Repairs are being done to the Garstfontein Road bridge crossing the N1, which has been damaged by trucks. Picture: Jacques Naude / INLSA
Pretoria – The N1 is used by all sorts of vehicles, including trucks. But some of the heavy duty vehicles are so tall that they damage the bridges.

The Garsfontein Road bridge is among those that have been badly damaged, so much so that it now requires major repairs.

The repairs follow the demolition of the pedestrian bridge next to Solomon Mahlangu Drive in 2016, which had been damaged beyond repair, leaving the South African National Roads Agency Limited with no option but to demolish it.

The Garsfontein Road bridge was also hit repeatedly by trucks; the situation was reported to the City of Tshwane, and later referred to Sanral.

The bridge made headlines across the globe in 2014 when one of the two giraffes being transported on the trailer of a truck knocked its head when the large vehicle drove beneath it.

The incident angered the SPCA which pointed out that there was a code for wildlife transport, and open transport with the giraffes’ head sticking out was not acceptable. The animals had been blindfolded so they couldn’t even see the bridges.

One of these giraffes died when it hit the Garsfontein Road bridge in 2014. Picture: Twitter

The good news is that there will be very little disruptions to traffic, because the work to repair damage will be done at night.

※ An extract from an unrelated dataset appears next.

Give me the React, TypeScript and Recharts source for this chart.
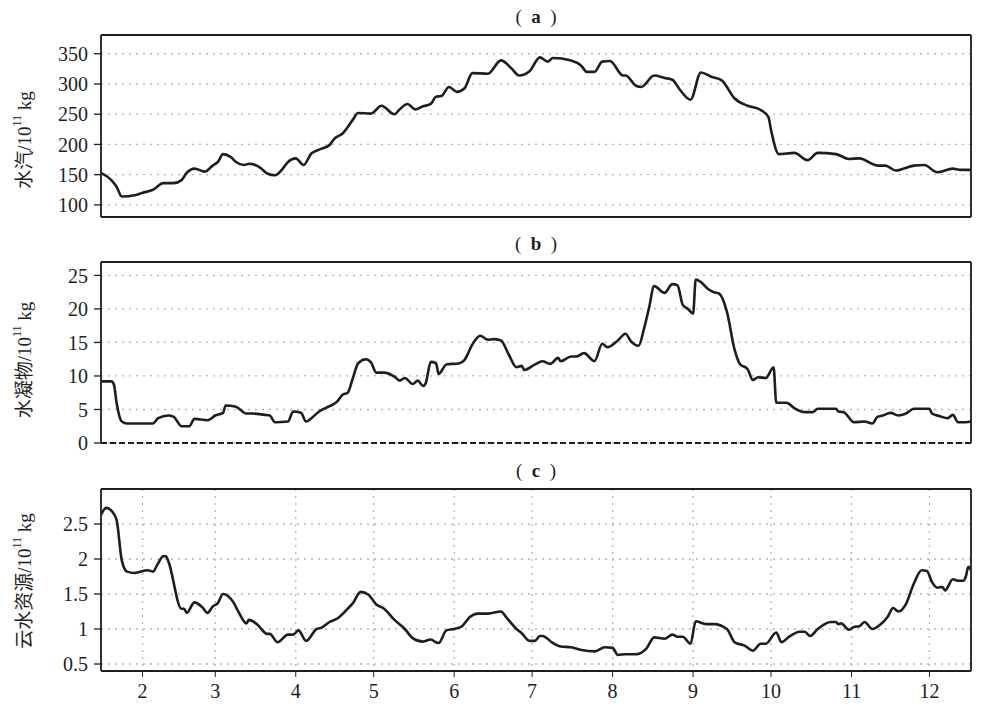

On Monday Sanral said the north-bound carriageway had been repeatedly badly damaged by the impact of vehicles that were too high to use the road. this prompted Sanral to appoint a contractor to install strengthening steel plates on the underside to protect the bridge from the impact of the vehicles.

Motorists have been warned to expect temporary traffic restrictions as lanes will be closed down.

Project leader Vuyiso Msipa said: “The public is informed that due to the repair work on the bridge, there will be night time lane closures along the N1 northbound carriageway.”

He said the first phase lane closures included two lanes on the left hand side of the carriageway, leaving two lanes on the right open for the public.

“These lane closures started on 8 March and are scheduled to be done by 15 March,” he said.

Night work

He said the work was done between 9pm and 6am, allowing for traffic flow as commuters went about the business of the day.

Msipa said the bridge had one lane opened to allow for a smooth flow of traffic and no traffic jams had been reported as a result.

Trucks had to pass beneath the bridge because it was damaged by the impact from vehicles travelling northbound which were too high. The trucks caused temporary delays as traffic was backed up for less than an hour.

The second phase would see lane closures on the right hand side of the carriageway, said Msipa. This was scheduled to start on Monday and go on until 22 March 22.

“It will also be done between 9pm and 6am and over this period the two lanes on the left will be open for the public.”

He said all four lanes would be reopened to the public from 6am on Wednesday 22 March.